The Israeli National Institute of Mental Health Web site says obsessive-compulsive disorder is characterized by a constant urge to indulge in certain behaviors to the point of affecting day-to-day life.
The behaviors may range from excessive hand washing to feeling the need to be online all day.
Dr. Pinhas Dannon, a psychiatrist at the Tel Aviv University Be'er Ya'acov Mental Health Center, said he wants Internet addiction to be taken more seriously.
He said he believes the mental affliction should be on par with the more extreme addiction disorders, like kleptomania or
gambling addiction.
"Internet addiction is not manifesting itself as an 'urge.' It's more than that. It's a deep 'craving,'" Dannon said in the press release. "And if we don't make the change in the way we classify Internet addiction, we won't be able to treat it in the proper way." Dannon said there are two age groups at the highest risk of developing Internet addiction: teenagers and men and women in their mid-50s who suffer from loneliness after their children have left for college or their own lives.
Symptoms of Internet addiction disorder include loss of sleep or employment over Internet usage, anxiety when away from the computer and isolation from family and friends and deep depression, according to the press release.

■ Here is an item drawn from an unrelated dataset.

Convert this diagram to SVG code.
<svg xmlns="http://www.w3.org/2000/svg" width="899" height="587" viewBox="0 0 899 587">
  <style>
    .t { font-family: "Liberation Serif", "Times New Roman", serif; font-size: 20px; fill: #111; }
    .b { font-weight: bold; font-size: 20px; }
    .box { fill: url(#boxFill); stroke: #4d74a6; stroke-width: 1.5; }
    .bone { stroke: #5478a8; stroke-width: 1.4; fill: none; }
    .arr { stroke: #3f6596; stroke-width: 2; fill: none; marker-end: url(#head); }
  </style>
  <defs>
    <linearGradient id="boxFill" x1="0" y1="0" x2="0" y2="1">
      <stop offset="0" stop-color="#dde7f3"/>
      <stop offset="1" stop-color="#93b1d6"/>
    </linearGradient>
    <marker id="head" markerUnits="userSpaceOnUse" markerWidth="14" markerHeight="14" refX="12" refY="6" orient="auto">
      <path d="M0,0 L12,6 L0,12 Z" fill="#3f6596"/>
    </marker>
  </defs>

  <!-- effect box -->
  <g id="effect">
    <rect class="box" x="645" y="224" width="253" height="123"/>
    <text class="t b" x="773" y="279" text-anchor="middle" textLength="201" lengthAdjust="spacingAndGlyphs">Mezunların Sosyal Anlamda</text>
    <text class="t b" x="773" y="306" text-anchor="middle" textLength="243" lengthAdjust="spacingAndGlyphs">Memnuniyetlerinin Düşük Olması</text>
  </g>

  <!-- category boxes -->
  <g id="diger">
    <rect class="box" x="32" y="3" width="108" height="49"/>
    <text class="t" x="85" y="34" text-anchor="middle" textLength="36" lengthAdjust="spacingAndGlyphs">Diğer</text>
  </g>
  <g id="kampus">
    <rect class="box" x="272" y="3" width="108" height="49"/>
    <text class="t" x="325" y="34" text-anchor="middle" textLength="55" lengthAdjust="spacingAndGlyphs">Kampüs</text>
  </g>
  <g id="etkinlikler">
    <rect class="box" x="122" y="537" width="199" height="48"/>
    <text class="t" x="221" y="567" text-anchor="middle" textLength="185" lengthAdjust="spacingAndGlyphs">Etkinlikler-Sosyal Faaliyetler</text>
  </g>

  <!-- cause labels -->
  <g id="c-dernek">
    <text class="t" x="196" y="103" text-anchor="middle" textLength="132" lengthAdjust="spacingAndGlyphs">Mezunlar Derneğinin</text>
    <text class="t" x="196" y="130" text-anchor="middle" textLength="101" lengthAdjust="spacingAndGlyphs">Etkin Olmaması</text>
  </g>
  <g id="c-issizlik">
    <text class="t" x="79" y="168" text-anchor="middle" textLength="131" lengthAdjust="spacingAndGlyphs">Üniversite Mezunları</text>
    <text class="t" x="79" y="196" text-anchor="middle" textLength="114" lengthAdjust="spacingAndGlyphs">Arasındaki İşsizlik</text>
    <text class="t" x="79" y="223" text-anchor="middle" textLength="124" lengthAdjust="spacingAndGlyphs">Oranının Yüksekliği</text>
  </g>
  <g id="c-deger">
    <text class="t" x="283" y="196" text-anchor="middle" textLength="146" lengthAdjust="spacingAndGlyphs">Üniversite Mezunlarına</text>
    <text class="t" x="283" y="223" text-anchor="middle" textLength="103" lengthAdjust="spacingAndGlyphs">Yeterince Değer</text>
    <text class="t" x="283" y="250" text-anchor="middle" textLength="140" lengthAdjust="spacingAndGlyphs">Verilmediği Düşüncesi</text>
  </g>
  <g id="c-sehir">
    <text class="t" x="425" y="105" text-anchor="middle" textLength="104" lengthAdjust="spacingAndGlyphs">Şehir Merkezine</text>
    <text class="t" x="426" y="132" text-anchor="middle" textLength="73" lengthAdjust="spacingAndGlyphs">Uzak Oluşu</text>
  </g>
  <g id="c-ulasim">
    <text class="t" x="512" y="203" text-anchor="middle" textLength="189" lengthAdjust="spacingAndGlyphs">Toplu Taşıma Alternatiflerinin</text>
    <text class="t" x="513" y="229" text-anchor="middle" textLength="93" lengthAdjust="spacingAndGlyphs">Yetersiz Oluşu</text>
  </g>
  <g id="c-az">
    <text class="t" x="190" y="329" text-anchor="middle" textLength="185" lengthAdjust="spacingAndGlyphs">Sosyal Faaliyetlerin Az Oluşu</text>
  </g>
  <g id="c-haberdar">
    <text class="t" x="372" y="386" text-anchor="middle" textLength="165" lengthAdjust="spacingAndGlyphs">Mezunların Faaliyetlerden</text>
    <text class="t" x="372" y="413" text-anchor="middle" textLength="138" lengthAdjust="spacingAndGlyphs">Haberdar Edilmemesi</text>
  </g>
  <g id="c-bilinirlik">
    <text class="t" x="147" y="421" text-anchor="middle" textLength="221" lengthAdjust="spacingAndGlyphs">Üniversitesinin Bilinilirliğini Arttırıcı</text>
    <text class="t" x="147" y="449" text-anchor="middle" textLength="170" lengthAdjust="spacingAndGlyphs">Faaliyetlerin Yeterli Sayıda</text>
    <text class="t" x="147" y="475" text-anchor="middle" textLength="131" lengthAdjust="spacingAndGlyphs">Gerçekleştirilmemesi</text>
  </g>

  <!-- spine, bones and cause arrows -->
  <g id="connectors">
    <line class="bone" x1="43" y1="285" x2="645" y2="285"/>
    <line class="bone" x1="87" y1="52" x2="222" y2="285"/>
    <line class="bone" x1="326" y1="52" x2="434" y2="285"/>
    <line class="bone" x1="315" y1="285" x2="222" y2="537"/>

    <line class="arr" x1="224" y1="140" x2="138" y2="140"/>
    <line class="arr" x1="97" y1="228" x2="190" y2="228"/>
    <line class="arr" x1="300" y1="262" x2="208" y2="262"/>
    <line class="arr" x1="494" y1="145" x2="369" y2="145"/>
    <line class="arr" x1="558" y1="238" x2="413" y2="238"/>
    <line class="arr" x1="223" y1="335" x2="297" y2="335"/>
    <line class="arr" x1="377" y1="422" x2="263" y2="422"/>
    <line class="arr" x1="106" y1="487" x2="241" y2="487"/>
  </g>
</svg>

Dannon said he and his colleagues have submitted their findings to the Journal of Clinical Pharmacology and plan to present the study at the annual meeting of the National Gambling Council in Las Vegas.
Internet addiction is an inevitable product of modernization, Dannon said. "They are just like anyone else who is addicted to coffee, exercise, or talking on their cellular phone," Dannon said of people with Internet addictions. "As the times change, so do our addictions."